Collected data —
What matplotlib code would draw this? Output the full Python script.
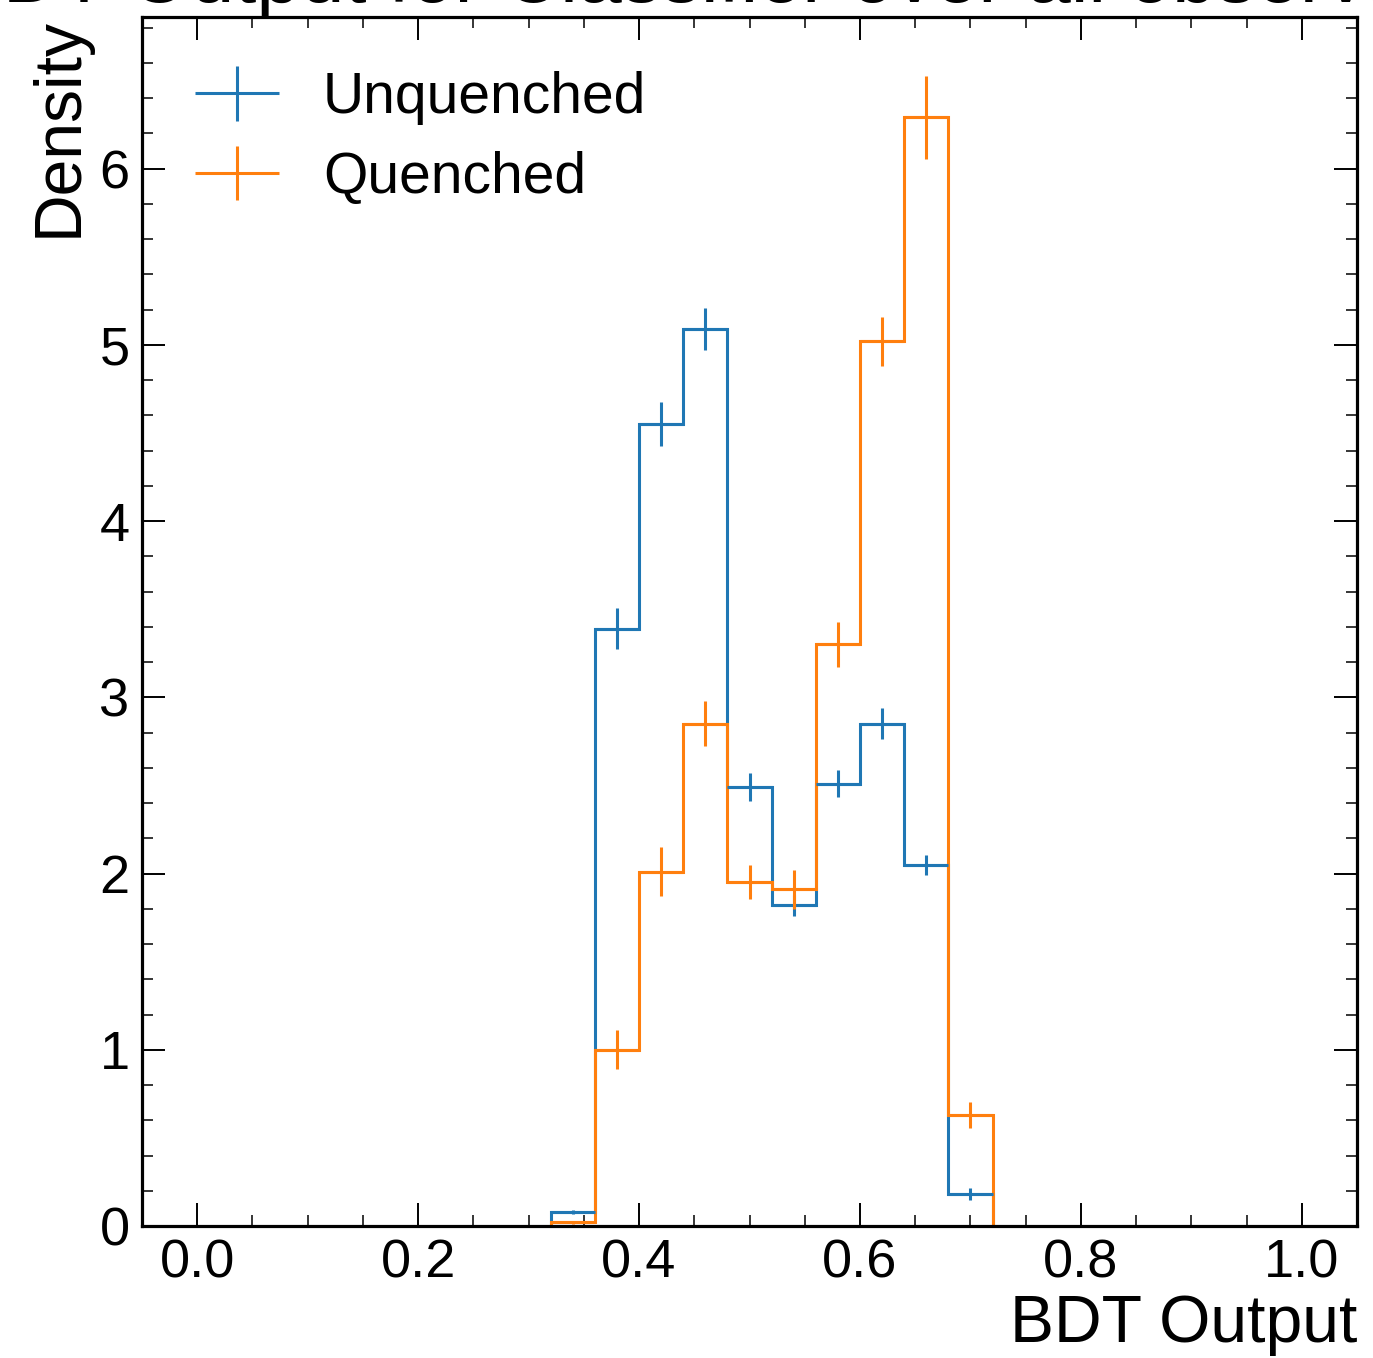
import numpy as np
import matplotlib
matplotlib.use("Agg")
import matplotlib.pyplot as plt
from matplotlib.ticker import MultipleLocator
from matplotlib.container import ErrorbarContainer
from matplotlib.legend_handler import HandlerErrorbar

plt.rcParams['font.family'] = ['Liberation Sans', 'DejaVu Sans']

edges = [0.32, 0.36, 0.40, 0.44, 0.48, 0.52, 0.56, 0.60, 0.64, 0.68, 0.72]
unq_vals = [0.08, 3.39, 4.55, 5.09, 2.49, 1.82, 2.51, 2.85, 2.05, 0.18]
unq_errs = [0.01, 0.114, 0.125, 0.12, 0.08, 0.06, 0.075, 0.088, 0.057, 0.034]
q_vals = [0.02, 1.00, 2.01, 2.85, 1.95, 1.91, 3.30, 5.02, 6.29, 0.63]
q_errs = [0.01, 0.11, 0.14, 0.128, 0.096, 0.11, 0.13, 0.14, 0.236, 0.074]
labels = ["Unquenched", "Quenched"]
colors = ["#1f77b4", "#ff7f0e"]

W, H = 1373, 1358
fig = plt.figure(figsize=(W / 100, H / 100), dpi=100)
ax = fig.add_axes([142 / W, 1 - 1226 / H, (1357 - 142) / W, (1226 - 17) / H])

edges_a = np.array(edges)
centers = 0.5 * (edges_a[1:] + edges_a[:-1])
halfw = 0.5 * np.diff(edges_a)

handles = []
for vals, errs, lab, c in [(unq_vals, unq_errs, labels[0], colors[0]),
                           (q_vals, q_errs, labels[1], colors[1])]:
    ax.stairs(vals, edges_a, baseline=0, color=c, lw=2.2)
    eb = ax.errorbar(centers, vals, yerr=errs, xerr=halfw, fmt='none',
                     ecolor=c, elinewidth=2.2, capsize=0, label=lab)
    handles.append(eb)

ax.set_xlim(-0.05, 1.05)
ax.set_ylim(0, 6.86)
ax.xaxis.set_major_locator(MultipleLocator(0.2))
ax.xaxis.set_minor_locator(MultipleLocator(0.05))
ax.yaxis.set_major_locator(MultipleLocator(1))
ax.yaxis.set_minor_locator(MultipleLocator(0.2))
ax.tick_params(which='both', direction='in', top=True, right=True)
ax.tick_params(which='major', length=16.5, width=1.4, labelsize=39, pad=9)
ax.tick_params(which='minor', length=8, width=1.1)
for s in ax.spines.values():
    s.set_linewidth(2.3)

ax.set_xlabel("BDT Output", fontsize=47.5, loc='right', labelpad=4)
ax.set_ylabel("Density", fontsize=47.5, loc='top', labelpad=6)

ax.legend(handles=handles, loc='upper left', frameon=False, fontsize=41,
          handlelength=1.47, handletextpad=0.78, labelspacing=0.45,
          borderaxespad=0.0, bbox_to_anchor=(0.0247, 0.974),
          handler_map={ErrorbarContainer: HandlerErrorbar(xerr_size=0.74, yerr_size=0.48)})

fig.text(-50 / W, 1 - 2 / H, "BDT Output for Classifier over all observables",
         fontsize=57, ha='left', va='baseline')

fig.savefig("out.png", dpi=100)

Exercise brief —
Your task is to reproduce exactly the lines from the start of the data above through the line containing "halfw = 0.5 * np.diff(edges_a)", leaving every picture out.

Solution to the problem —
What matplotlib code would draw this? Output the full Python script.
import numpy as np
import matplotlib
matplotlib.use("Agg")
import matplotlib.pyplot as plt
from matplotlib.ticker import MultipleLocator
from matplotlib.container import ErrorbarContainer
from matplotlib.legend_handler import HandlerErrorbar

plt.rcParams['font.family'] = ['Liberation Sans', 'DejaVu Sans']

edges = [0.32, 0.36, 0.40, 0.44, 0.48, 0.52, 0.56, 0.60, 0.64, 0.68, 0.72]
unq_vals = [0.08, 3.39, 4.55, 5.09, 2.49, 1.82, 2.51, 2.85, 2.05, 0.18]
unq_errs = [0.01, 0.114, 0.125, 0.12, 0.08, 0.06, 0.075, 0.088, 0.057, 0.034]
q_vals = [0.02, 1.00, 2.01, 2.85, 1.95, 1.91, 3.30, 5.02, 6.29, 0.63]
q_errs = [0.01, 0.11, 0.14, 0.128, 0.096, 0.11, 0.13, 0.14, 0.236, 0.074]
labels = ["Unquenched", "Quenched"]
colors = ["#1f77b4", "#ff7f0e"]

W, H = 1373, 1358
fig = plt.figure(figsize=(W / 100, H / 100), dpi=100)
ax = fig.add_axes([142 / W, 1 - 1226 / H, (1357 - 142) / W, (1226 - 17) / H])

edges_a = np.array(edges)
centers = 0.5 * (edges_a[1:] + edges_a[:-1])
halfw = 0.5 * np.diff(edges_a)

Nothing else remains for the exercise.